Lessons from the NAFTA Experience
As the first comprehensive and reciprocal free trade pact between developed and developing countries, the NAFTA has illustrated several important aspects of free trade pacts that should help inform the FTAA process. I conclude with five critical trade policy lessons derived from the NAFTA experience that are relevant for an understanding of the prospective FTAA:
1. Macro matters most. Trade agreements create opportunities; they do not guarantee sales. To promote sustained growth and take full advantage of those opportunities, macroeconomic policy must be prudent -- at home and in the partner countries.
2. Trade pacts provide an insurance policy against new protectionism at home and abroad. They deter abrupt policy reversals and help governments withstand the protectionist demands of their domestic lobbies. Mexico's response to the peso crisis is evidence of this salutary effect.
3. Free trade pacts involve asymmetric obligations which fall heavier on developing than developed country partners.
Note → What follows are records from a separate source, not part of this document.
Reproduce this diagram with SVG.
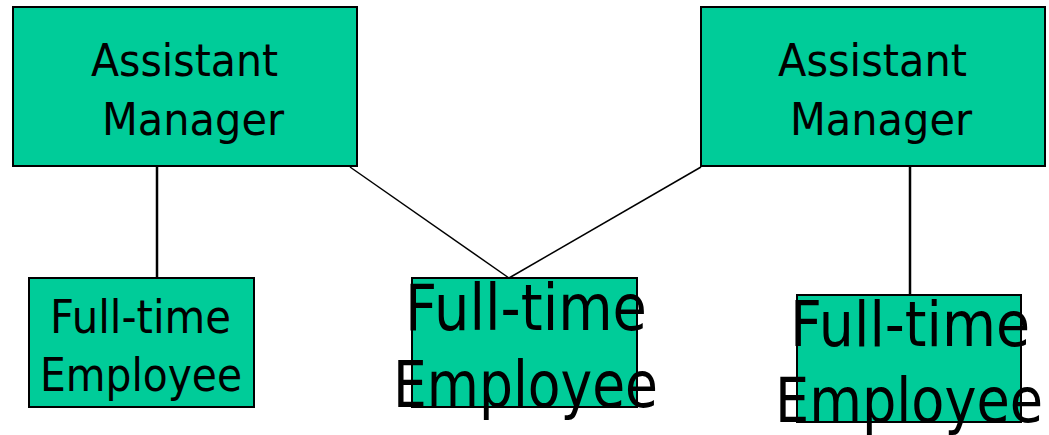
<svg xmlns="http://www.w3.org/2000/svg" width="1049" height="435" viewBox="0 0 1049 435">
<style>
.box{fill:#00CC99;stroke:#000;stroke-width:2}
.t{font-family:"DejaVu Sans","Liberation Sans",sans-serif;fill:#000}
.s{font-size:45px}
.b{font-size:64px}
.c{stroke:#000;fill:none}
</style>
<rect width="1049" height="435" fill="#fff"/>
<g id="connectors">
<line class="c" x1="157" y1="167" x2="157" y2="278" stroke-width="2.5"/>
<line class="c" x1="910" y1="167" x2="910" y2="295" stroke-width="2.5"/>
<line class="c" x1="350" y1="167" x2="509" y2="278" stroke-width="1.5"/>
<line class="c" x1="701" y1="167" x2="509" y2="278" stroke-width="1.5"/>
</g>
<g id="am1">
<rect class="box" x="13" y="7" width="344" height="159"/>
<text class="t s" x="91" y="76" textLength="187" lengthAdjust="spacingAndGlyphs">Assistant</text>
<text class="t s" x="102" y="135" textLength="182" lengthAdjust="spacingAndGlyphs">Manager</text>
</g>
<g id="am2">
<rect class="box" x="701" y="7" width="344" height="159"/>
<text class="t s" x="778" y="76" textLength="189" lengthAdjust="spacingAndGlyphs">Assistant</text>
<text class="t s" x="790" y="135" textLength="182" lengthAdjust="spacingAndGlyphs">Manager</text>
</g>
<g id="fte1">
<rect class="box" x="29" y="278" width="225" height="129"/>
<text class="t" font-size="47" x="50" y="333" textLength="181" lengthAdjust="spacingAndGlyphs">Full-time</text>
<text class="t" font-size="47" x="40" y="391" textLength="202" lengthAdjust="spacingAndGlyphs">Employee</text>
</g>
<g id="fte2">
<rect class="box" x="412" y="278" width="225" height="129"/>
<text class="t b" x="405" y="330" textLength="242" lengthAdjust="spacingAndGlyphs">Full-time</text>
<text class="t b" x="393" y="407" textLength="265" lengthAdjust="spacingAndGlyphs">Employee</text>
</g>
<g id="fte3">
<rect class="box" x="797" y="295" width="224" height="127"/>
<text class="t" font-size="63" x="790" y="346" textLength="240" lengthAdjust="spacingAndGlyphs">Full-time</text>
<text class="t" font-size="63" x="775" y="422" textLength="268" lengthAdjust="spacingAndGlyphs">Employee</text>
</g>
</svg>
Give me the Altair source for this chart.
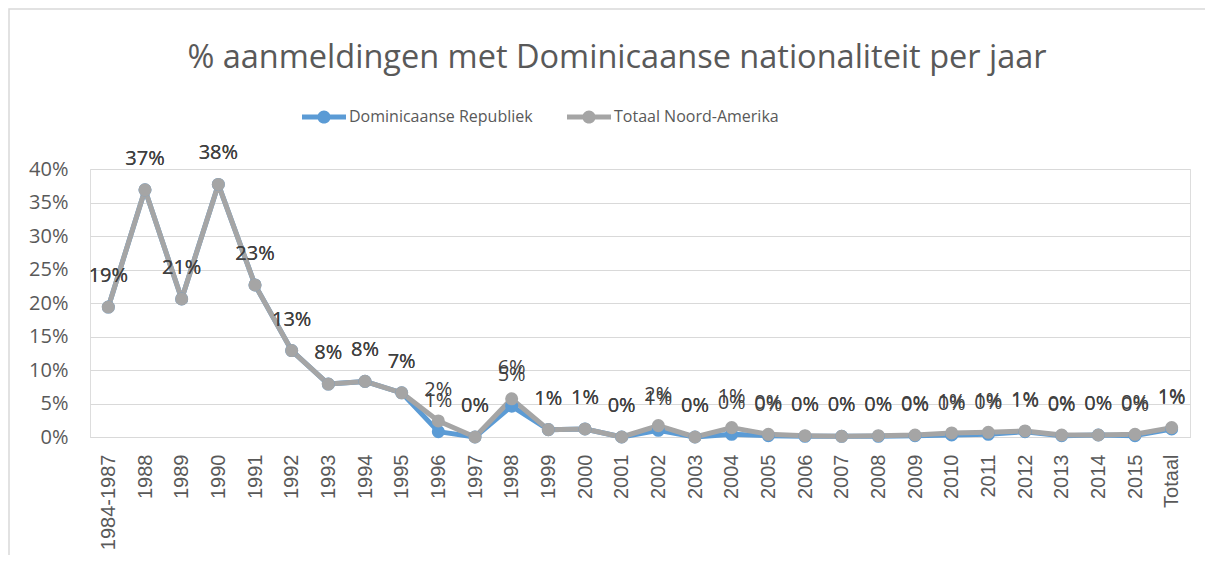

The benefit for developing countries is that the pact locks in the domestic reforms needed to reinforce growth and represents a "good housekeeping" seal of approval for those policies -- thus making them more attractive to foreign investors and promoting the transfer of technology and management skills.
4. Trade pacts are not engines of job creation, but they do support jobs that provide a substantial wage premium over earnings in the non-exporting sector.
5. Integration is an iterative process. Not all issues of importance in bilateral or regional relations are covered ab initio in trade pacts; but as countries become more integrated, new issues which span domestic and international concerns often are added to the common agenda. Indeed, as the Summit of the Americas process has demonstrated, trade talks can serve as a magnet for attracting support on a wide array of initiatives including strengthening democracy, combating drug trade, and promoting better environmental conditions and labor rights.
Notes
1. See C. Fred Bergsten, "The Need for New Fast Track Legislation", Statement before the Senate Finance Committee, 3 June 1997, and "The Imperative and Urgency of New Fast Track Legislation", Statement before the Subcommittee on Trade, House Committee on Ways and Means, 18 March 1997.
2. Labor issues are not included among the topics for negotiation, but governments committed to "further secure the observance and promotion of worker rights, as defined by appropriate international conventions" (Summit of the Americas Plan of Action, Section II:9(2)).
3. Since the NAFTA region represents more than 85 percent of hemispheric GDP, it is likely that NAFTA provisions will carry great weight in the FTAA talks because companies that want to do business in the predominant market in the hemisphere will tailor their policies and standards to NAFTA norms.
4. For a discussion of the evolution of the Summit of the Americas and its immediate aftermath based on analysis by one of the senior US participants, see Richard Feinberg, Summitry in the Americas, Washington: Institute for International Economics, 1997.
5. Data from Shahid Javed Burki and Guillermo E. Perry, The Long March: A Reform Agenda for Latin America and the Caribbean in the Next Decade, Washington: The World Bank, 1997.
6. Paul Magnusson reports anecdotal evidence of such trade diversion in "Beyond NAFTA: Why Washington Mustn't Stop Now", Business Week, 21 April 1997, p. 46.
7. These lessons are drawn from my analysis, "NAFTA: An Interim Report", paper prepared for the World Bank Conference in Montevideo, Uruguay, 29 June - 1 July 1997.